GT7 has all sorts of cool stuff that they couldn't pull off with the technology available back in the day. But it also has a few weird quirks that are results of the modern era we live in and not all of them for the better - the game economy for example. While GT4 was the first time GT really celebrated the breadth of automotive history and culture, it did so without any exclusivity. At its core, Hagerty is actually a great company in line with the love and celebration of car culture, and frankly could've been an interesting partnership. Unfortunately I believe Hagerty is actually giving itself a bad name by accidentally associating itself with exclusivity. The company isn't exclusive at all - anybody can be a member of Hagerty, can enjoy their content, and you can get Hagerty insurance on basically any classic car, even something like an NA Miata. The company does specialize in collector cars and the detailed history of rare vehicles but I'm not sure why they chose to present that in a very exclusive way within the game, rather than allowing these cars to be much more accessible and enjoyable like GT4 did. It simultaneously adds credibility to the game while also making many players feel left out, which is a real-world problem most of us are all too familiar with. That defeats the purpose of playing a game, and prevents the true celebration and enjoyment of both the cars and the Hagerty brand itself.

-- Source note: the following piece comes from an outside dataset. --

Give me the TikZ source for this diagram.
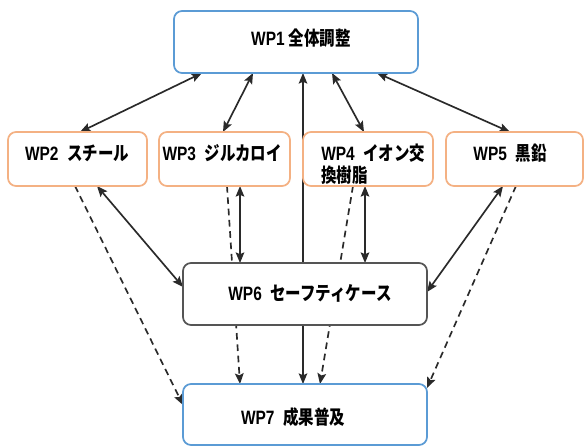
\documentclass[tikz,border=0pt]{standalone}
\usepackage{fontspec}
\setmainfont{Liberation Sans}[FakeStretch=0.8]
\newfontfamily\jp{Noto Sans CJK JP}[FakeStretch=0.8]
\usetikzlibrary{arrows.meta,calc,backgrounds}
\definecolor{boxblue}{HTML}{5B9BD5}
\definecolor{boxorange}{HTML}{F4B183}
\definecolor{boxgray}{HTML}{555555}
\definecolor{linegray}{HTML}{2A2A2A}
\begin{document}
\begin{tikzpicture}[x=0.75pt,y=-0.75pt,
  wpbox/.style={draw, line width=1.3pt, rounded corners=6pt, fill=white,
    inner sep=0pt, outer sep=0pt},
  wptext/.style={font=\bfseries\fontsize{14.5}{16.5}\selectfont, inner sep=0pt},
  tip/.tip={Stealth[length=8pt,width=6.5pt,inset=1.5pt]},
  both/.style={linegray, line width=1.25pt, tip-tip},
  flow/.style={linegray, line width=1.25pt, dash pattern=on 5pt off 3.5pt, -tip}]

\useasboundingbox (0,0) rectangle (586,446);

% work package boxes
\node[wpbox, draw=boxblue, minimum width=183pt, minimum height=46.5pt] (wp1) at (296,42) {};
\node[wpbox, draw=boxorange, minimum width=104.25pt, minimum height=40.5pt] (wp2) at (77.5,159) {};
\node[wpbox, draw=boxorange, minimum width=98.25pt, minimum height=40.5pt] (wp3) at (224.5,159) {};
\node[wpbox, draw=boxorange, minimum width=97.5pt, minimum height=40.5pt] (wp4) at (368,159) {};
\node[wpbox, draw=boxorange, minimum width=102.75pt, minimum height=40.5pt] (wp5) at (514.5,159) {};
\node[wpbox, draw=boxgray, minimum width=183pt, minimum height=46.5pt] (wp6) at (305,294) {};
\node[wpbox, draw=boxblue, minimum width=183pt, minimum height=45.75pt] (wp7) at (305,414.5) {};

% box titles
\node[wptext] (t1) at (301,38) {WP1 {\jp 全体調整}};
\node[wptext] (t2) at (77,153) {WP2\ \ {\jp スチール}};
\node[wptext] (t3) at (222,153) {WP3\ \ {\jp ジルカロイ}};
\node[wptext, align=left, anchor=west] (t4) at (321,164) {WP4\ \ {\jp イオン交}\\{\jp 換樹脂}};
\node[wptext] (t5) at (510,153) {WP5\ \ {\jp 黒鉛}};
\node[wptext] (t6) at (310,293) {WP6\ \ {\jp セーフティケース}};
\node[wptext] (t7) at (293,417) {WP7\ \ {\jp 成果普及}};

\begin{scope}[on background layer]
  \fill[white] (0,0) rectangle (586,446);
  % coordination links
  \draw[both] ($(wp1.south west)+(28,0)$) -- ($(wp2.north west)+(72,0)$);
  \draw[both] ($(wp1.south west)+(79,0)$) -- ($(wp3.north west)+(64,0)$);
  \draw[both] ($(wp1.south west)+(158,0)$) -- ($(wp4.north west)+(61,0)$);
  \draw[both] ($(wp1.south west)+(203,0)$) -- ($(wp5.north west)+(64,0)$);
  \draw[both, line width=0.9pt] ($(wp1.south west)+(129,0)$) -- ($(wp7.north west)+(120,0)$);
  % links to the safety case
  \draw[both] ($(wp2.south west)+(89,0)$) -- ($(wp6.north west)+(0,24)$);
  \draw[both] ($(wp3.south west)+(81,0)$) -- ($(wp6.north west)+(57,0)$);
  \draw[both] ($(wp4.south west)+(62,0)$) -- ($(wp6.north west)+(182,0)$);
  \draw[both] ($(wp5.south west)+(57,0)$) -- ($(wp6.north east)+(0,29)$);
  % results flowing to dissemination
  \draw[flow] ($(wp2.south west)+(67,0)$) -- ($(wp7.north west)+(0,21)$);
  \draw[flow] ($(wp3.south west)+(68,0)$) -- ($(wp7.north west)+(57,0)$);
  \draw[flow] ($(wp4.south west)+(50,0)$) -- ($(wp7.north west)+(137,0)$);
  \draw[flow] ($(wp5.south west)+(70,0)$) -- ($(wp7.north east)+(0,4)$);
\end{scope}
\end{tikzpicture}
\end{document}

I think some of the development choices in this game are a sign of the times, side effects of modern mindsets. There was not enough consideration for the older games and the older way of doing things. What once was the ultimate **** box simulator is now the ultimate poverty simulator. That's ironic because now that I'm a grown adult I could easily pay hundreds of dollars for whatever sort of paid content they could throw at me, but I refuse to, because I remember what the essence of gaming was back in the day. A way to escape reality and enjoy unattainable things. If the company employed developers who actually remember how it used to be, we'd all be ripping around in hopped-up EG Civics and Nissan Sentras and various other cars from our childhoods that we've actually owned and experienced. There are a few highlights in the game, sure, but not enough. Not like GT2 or GT4. Give me an update full of 10 economy buckets from 1995 and I'll be a lot more satisfied than buying a single ridiculous Ferrari. Most of PD's developers probably weren't even alive in 1995.